If you thought the email in my previous post was stupid, wait until you read this letter, published in the Dothan Eagle and brought to the blogosphere's attention by Pharyngula's PZ Myers. Here's an excerpt:
Of all the mysteries surrounding evolution, the one that is most baffling to the evolutionists, is "water." Where did all the oceans come from?
As explained on the National Geographic program, it came from a massive collision in space. As the Earth was cooling from the Big Bang, it was approached by a stray planet that was teeming with water. It collided with Earth, spilled its water onto the Earth, then careened off into space.
Talk about fairy tales. By the way, where did the stray planet get its water?
Come on evolutionists, surely you can develop a more plausible explanation that can be easier to swallow. Until then, I accept the Bible's answer. After all, the 4,000-year-old book has a perfect track record.
But here's the rub: the bible doesn't actually provide an answer to where the Earth's water came from. Here's what it says:
In the beginning God created the heaven and the earth.
And the earth was without form, and void; and darkness was upon the face of the deep. And the Spirit of God moved upon the face of the waters.

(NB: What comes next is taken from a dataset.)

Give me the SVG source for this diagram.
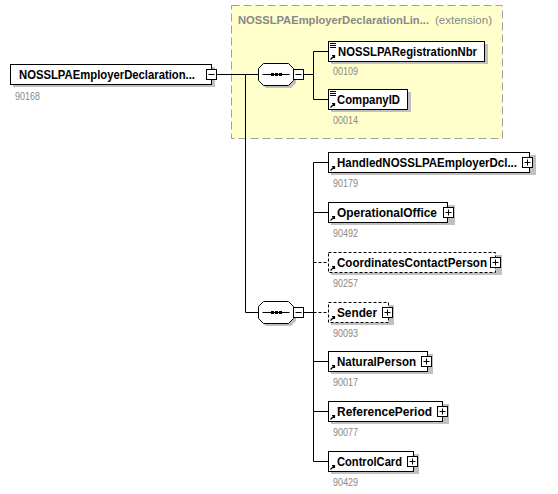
<svg xmlns="http://www.w3.org/2000/svg" width="558" height="494" viewBox="0 0 558 494">
<style>
.box{fill:#fff;stroke:#000;stroke-width:1}
.dbox{fill:#fff;stroke:#000;stroke-width:1;stroke-dasharray:3,2}
.sh{fill:#c0c0c0}
.lbl{font-family:"Liberation Sans",Arial,sans-serif;font-weight:bold;font-size:12px;fill:#000}
.num{font-family:"Liberation Sans",Arial,sans-serif;font-size:10px;fill:#888}
.ln{stroke:#000;stroke-width:1;fill:none}
.dl{stroke:#000;stroke-width:1;fill:none;stroke-dasharray:3,2}
.sq{fill:#fff;stroke:#000;stroke-width:1}
</style>
<defs>
<g id="minus"><rect class="sq" x="0.5" y="0.5" width="10" height="10"/><path class="ln" d="M2.5,5.5H8.5"/></g>
<g id="plus"><rect class="sq" x="0.5" y="0.5" width="10" height="10"/><path class="ln" d="M2.5,5.5H8.5M5.5,2.5V8.5"/></g>
<path id="arr" d="M0.5,5.5L4.5,1.5M2,1.5H4.5V4" stroke="#000" stroke-width="1.2" fill="none"/>
<g id="eq"><path d="M0,0.5H6M0,2.5H6M0,4.5H6" stroke="#000" stroke-width="1"/></g>
<g id="seq">
<path class="sh" d="M8,3H33L38,8V20L33,25H8L3,20V8Z"/>
<path fill="#fff" stroke="#000" d="M5.5,0.5H30.5L35.5,5.5V17.5L30.5,22.5H5.5L0.5,17.5V5.5Z"/>
<path class="ln" d="M4.5,11.5H31.5"/>
<rect x="13" y="10" width="3" height="3" fill="#000"/><rect x="17" y="10" width="3" height="3" fill="#000"/><rect x="21" y="10" width="3" height="3" fill="#000"/>
</g>
</defs>

<g id="extension">
<rect x="231.5" y="5.5" width="271" height="133" fill="#ffffcc" stroke="#a0a0a0" stroke-dasharray="8,4"/>
<text x="238" y="24" font-family="Liberation Sans,Arial,sans-serif" font-size="11" font-weight="bold" fill="#888" textLength="191" lengthAdjust="spacingAndGlyphs">NOSSLPAEmployerDeclarationLin...</text>
<text x="435" y="24" font-family="Liberation Sans,Arial,sans-serif" font-size="11" fill="#888" textLength="57" lengthAdjust="spacingAndGlyphs">(extension)</text>
</g>

<g id="connectors">
<path class="ln" d="M217,74.5H258M245.5,74.5V312.5H259"/>
<path class="ln" d="M304,74.5H313.5M313.5,51.5V99.5M313.5,51.5H328M313.5,99.5H328"/>
<path class="ln" d="M304,312.5H313.5M313.5,162.5V461.5M313.5,162.5H328M313.5,212.5H328M313.5,361.5H328M313.5,411.5H328M313.5,461.5H328"/>
<path class="dl" d="M313.5,262.5H328M313.5,312.5H328"/>
</g>

<g id="root">
<rect class="sh" x="13" y="67" width="202" height="20"/>
<rect class="box" x="10.5" y="64.5" width="201" height="20"/>
<text class="lbl" x="19" y="79" textLength="176" lengthAdjust="spacingAndGlyphs">NOSSLPAEmployerDeclaration...</text>
<use href="#minus" x="206" y="69"/>
<text class="num" x="15" y="100" textLength="25" lengthAdjust="spacingAndGlyphs">90168</text>
</g>

<g id="seq1"><use href="#seq" x="258" y="63"/><use href="#minus" x="293" y="69"/></g>
<g id="seq2"><use href="#seq" x="258" y="301"/><use href="#minus" x="293" y="307"/></g>

<g id="n_reg">
<rect class="sh" x="331" y="44" width="157" height="20"/>
<rect class="box" x="328.5" y="41.5" width="156" height="20"/>
<use href="#eq" x="330" y="43"/><use href="#arr" x="330" y="54"/>
<text class="lbl" x="338" y="56" textLength="139" lengthAdjust="spacingAndGlyphs">NOSSLPARegistrationNbr</text>
<text class="num" x="333" y="75" textLength="25" lengthAdjust="spacingAndGlyphs">00109</text>
</g>
<g id="n_comp">
<rect class="sh" x="331" y="92" width="80" height="20"/>
<rect class="box" x="328.5" y="89.5" width="79" height="20"/>
<use href="#eq" x="330" y="91"/><use href="#arr" x="330" y="102"/>
<text class="lbl" x="337" y="104" textLength="63" lengthAdjust="spacingAndGlyphs">CompanyID</text>
<text class="num" x="333" y="124" textLength="25" lengthAdjust="spacingAndGlyphs">00014</text>
</g>

<g id="n_handled">
<rect class="sh" x="331" y="155" width="205" height="20"/>
<rect class="box" x="328.5" y="152.5" width="201" height="20"/>
<use href="#arr" x="330" y="165"/>
<text class="lbl" x="337" y="167" textLength="180" lengthAdjust="spacingAndGlyphs">HandledNOSSLPAEmployerDcl...</text>
<use href="#plus" x="522" y="157"/>
<text class="num" x="333" y="187" textLength="25" lengthAdjust="spacingAndGlyphs">90179</text>
</g>
<g id="n_op">
<rect class="sh" x="331" y="205" width="124" height="20"/>
<rect class="box" x="328.5" y="202.5" width="119" height="20"/>
<use href="#arr" x="330" y="215"/>
<text class="lbl" x="337" y="217" textLength="100" lengthAdjust="spacingAndGlyphs">OperationalOffice</text>
<use href="#plus" x="443" y="207"/>
<text class="num" x="333" y="237" textLength="25" lengthAdjust="spacingAndGlyphs">90492</text>
</g>
<g id="n_coord">
<rect class="sh" x="331" y="255" width="171" height="20"/>
<rect class="dbox" x="328.5" y="252.5" width="167" height="20"/>
<use href="#arr" x="330" y="265"/>
<text class="lbl" x="337" y="267" textLength="150" lengthAdjust="spacingAndGlyphs">CoordinatesContactPerson</text>
<use href="#plus" x="490" y="257"/>
<text class="num" x="333" y="287" textLength="25" lengthAdjust="spacingAndGlyphs">90257</text>
</g>
<g id="n_sender">
<rect class="sh" x="331" y="305" width="63" height="20"/>
<rect class="dbox" x="328.5" y="302.5" width="60" height="20"/>
<use href="#arr" x="330" y="315"/>
<text class="lbl" x="337" y="317" textLength="40" lengthAdjust="spacingAndGlyphs">Sender</text>
<use href="#plus" x="382" y="307"/>
<text class="num" x="333" y="337" textLength="25" lengthAdjust="spacingAndGlyphs">90093</text>
</g>
<g id="n_natural">
<rect class="sh" x="331" y="354" width="102" height="20"/>
<rect class="box" x="328.5" y="351.5" width="99" height="20"/>
<use href="#arr" x="330" y="364"/>
<text class="lbl" x="337" y="366" textLength="79" lengthAdjust="spacingAndGlyphs">NaturalPerson</text>
<use href="#plus" x="421" y="356"/>
<text class="num" x="333" y="386" textLength="25" lengthAdjust="spacingAndGlyphs">90017</text>
</g>
<g id="n_ref">
<rect class="sh" x="331" y="404" width="118" height="20"/>
<rect class="box" x="328.5" y="401.5" width="114" height="20"/>
<use href="#arr" x="330" y="414"/>
<text class="lbl" x="337" y="416" textLength="95" lengthAdjust="spacingAndGlyphs">ReferencePeriod</text>
<use href="#plus" x="437" y="406"/>
<text class="num" x="333" y="436" textLength="25" lengthAdjust="spacingAndGlyphs">90077</text>
</g>
<g id="n_ctrl">
<rect class="sh" x="331" y="454" width="88" height="20"/>
<rect class="box" x="328.5" y="451.5" width="85" height="20"/>
<use href="#arr" x="330" y="464"/>
<text class="lbl" x="337" y="466" textLength="65" lengthAdjust="spacingAndGlyphs">ControlCard</text>
<use href="#plus" x="407" y="456"/>
<text class="num" x="333" y="486" textLength="25" lengthAdjust="spacingAndGlyphs">90429</text>
</g>
</svg>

And God said, Let there be light: and there was light.
And God saw the light, that it was good: and God divided the light from the darkness.
And God called the light Day, and the darkness he called Night. And the evening and the morning were the first day.
And God said, Let there be a firmament in the midst of the waters, and let it divide the waters from the waters.
And God made the firmament and divided the waters which were under the firmament from the waters which were above the firmament: and it was so.
So it seems that the water was already there to begin with, before god even showed up.